Perseus Karlström celebrates victory at the IAAF Race Walking Challenge in Adelaide ©Getty Images

Sweden’s Perseus Karlström won the opening leg of the International Association of Athletics Federations (IAAF) Race Walking Challenge in Adelaide - the Oceania 20  kilometres Race Walk Champonships – by a single second from Lithuania’s Marius Žiūkas.

On a day when Australia’s Olympic bronze medallist Dane Bird-Smith was hampered by untimely illness, Karlström - who won the Australian 50km Championships in December – clocked 1 hour 20min 30sec.

Australia’s Beki Smith won the women’s race from compatriots Jemima Montag and Claire Tallent in 1:31:23.

Karlström is not eligible for either the Oceania title or the Australian title, which was also decided in the Adelaide race.

The first of those titles went to New Zealand's Quentin Rew, who finished fourth behind Chile’s Yerko Cortes, third in 1:21:31.

Bird-Smith, favourite to win the men’s race but who had arrived in Adelaide with a heavy cold, finished in fifth place, nearly two minutes behind the winner.

That also gave him a hat-trick of Australian titles and four of the past five.

He said after the race that he had arrived in the South Australian capital two days earlier feeling "crook [sick] as" and acknowledged that his 1:22:18 performance represented a "shocking race".

"It’s one of those things I’ll laugh about later but [now] everything hurts," he said. 

Perseus Karlström of Sweden leads the IAAF Race Walking Challenge in Adelaide from Lithuania’s Marius Žiūkas, whom he eventually beat by a second to win the race ©Getty Images
Perseus Karlström of Sweden leads the IAAF Race Walking Challenge in Adelaide from Lithuania’s Marius Žiūkas, whom he eventually beat by a second to win the race ©Getty Images

A change in the weather on the eve of the race spared competitors from earlier predicted temperatures of about 30C.

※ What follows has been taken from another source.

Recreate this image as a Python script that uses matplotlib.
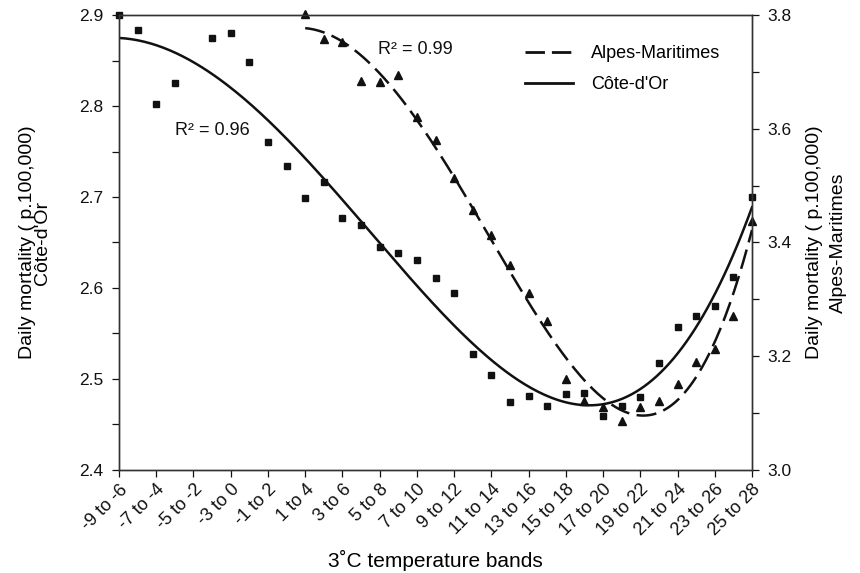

Instead, the 7am start saw the race get under way in temperatures in the mid-teens, good conditions for the flat course along Memorial Drive which largely followed the banks of the Torrens River on the edge of Adelaide’s CBD.

Canada’s Evan Dunfee, fourth in the Rio 2016 50km race, was another pre-race favourite whose plans went awry as he was obliged to withdraw after 12 kilometres with hamstring soreness while leading the race.

By contrast to the men’s event, the women’s 20km was a largely domestic affair with just two international visitors in the top 10 out of three overall.

New Zealand’s Alana Barber finished fourth overall, while Brigita Virbalyte-Dimsiene of Lithuania was sixth.

After finishing second at the Oceania Championships in 2015 and third last year - both in Adelaide , 31-year-old Smith stepped up to the top of the podium when she strode decisively clear of her domestic rivals on the final loop along Memorial Drive.